Ground scratching isn’t something dogs invented on their own. Wolves, coyotes, and even lions do it. In wolf packs, the behavior is strongly tied to social rank. Dominant wolves scratch the ground more frequently, and they direct the behavior outward toward the edges of their territory as a warning to strangers. Research published in Ecology and Evolution documented that when breeding wolf pairs encountered unfamiliar scent marks, they spent roughly 19 to 20 seconds scratching the ground in response, essentially “overwriting” the intruder’s message with their own.

Domestic dogs have retained this instinct even though most of them don’t defend territories in any meaningful way. Your dog scratching the grass after a walk isn’t preparing for a border dispute. It’s running inherited software that once served a critical survival function. The same study found that wolves responded differently to dog scent marks than to wolf scent marks, scratching only once and briefly in response to a dog’s mark, which suggests the signals carry species-level information too.

Nesting and Temperature Control

Not all ground pawing is about communication. If your dog paws at the floor, a blanket, or a patch of dirt before lying down, that’s a nesting behavior with its own evolutionary logic. Wild dogs had no climate control. In hot environments, scratching away the top layer of sun-baked soil exposed cooler earth underneath. In cold climates, dogs repositioned snow or patted down vegetation to create insulated sleeping hollows.

The pawing also served a safety function. Rooting through tall grass and underbrush before settling in flushed out snakes, insects, and other unwanted neighbors. Your dog circling and pawing at the couch cushion before flopping down is the domestic echo of this survival routine. The bed is already safe and comfortable, but the instinct doesn’t know that.

When Pawing Happens Indoors

A dog that occasionally paws at a bed, rug, or patch of carpet is behaving normally. But when the scratching becomes frequent, intense, or destructive, it’s worth looking at what’s driving it. Boredom and pent-up energy are the most common culprits. Dogs that don’t get enough physical exercise or mental stimulation often redirect that energy into repetitive behaviors like digging at floors or furniture.

Some practical ways to redirect the behavior:

  • Create a dig outlet. A dig pit in the yard or a dig box filled with towels and hidden treats gives your dog a sanctioned place to scratch.
  • Increase enrichment. Puzzle feeders, sniff walks, and training sessions burn mental energy that might otherwise fuel destructive pawing.
  • Block access and redirect. If your dog targets a specific carpet or room, limit access to that area while providing an alternative activity. Calling their name from a distance and offering a treat or toy can interrupt the pattern without creating conflict.
  • Keep nails trimmed. Short nails reduce the damage if scratching does happen and can make the behavior less self-reinforcing on hard surfaces.

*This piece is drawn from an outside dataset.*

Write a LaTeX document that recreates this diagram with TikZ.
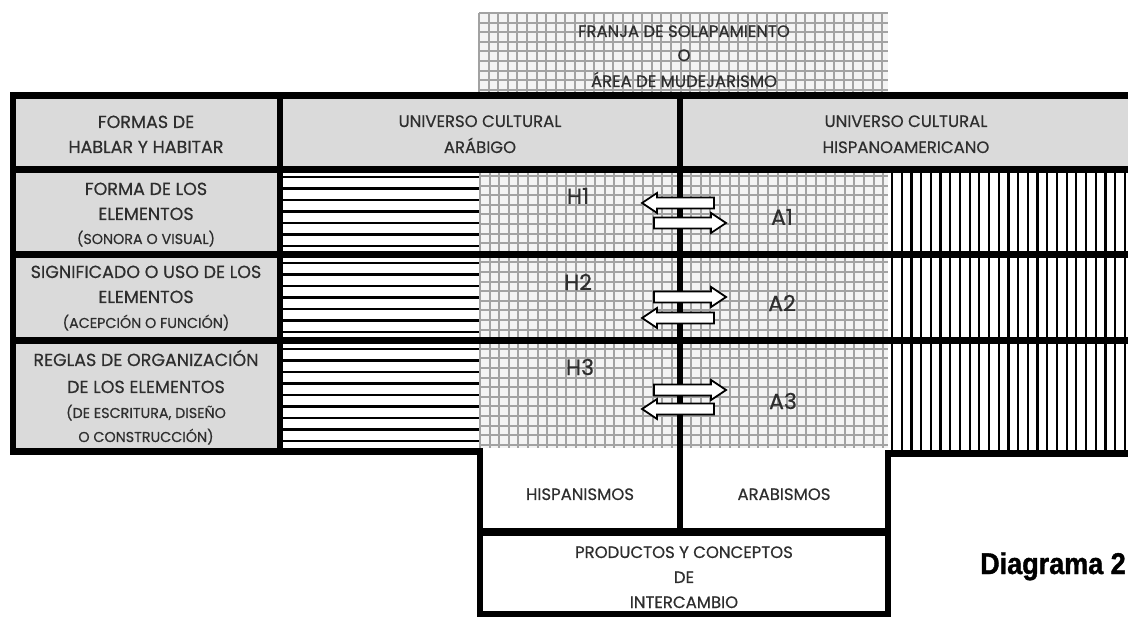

Normal Behavior vs. Compulsive Pawing

The line between normal and concerning is about frequency, context, and whether the behavior interferes with your dog’s daily life. A dog that scratches the ground after eliminating, or paws at a bed before napping, is doing what dogs do. A dog that scratches the same spot for minutes at a time, does it with little or no obvious trigger, or creates sores on its paws has crossed into different territory.

Compulsive behaviors in dogs often start as normal displacement behaviors, things the dog does when mildly stressed or conflicted. Over time, if the underlying stress isn’t addressed, the behavior can escalate until it fires off with minimal provocation and becomes difficult to interrupt. Pain, neurological conditions, and skin disorders can also produce repetitive scratching that mimics a behavioral issue, so the first step is always ruling out a physical cause before assuming the problem is psychological.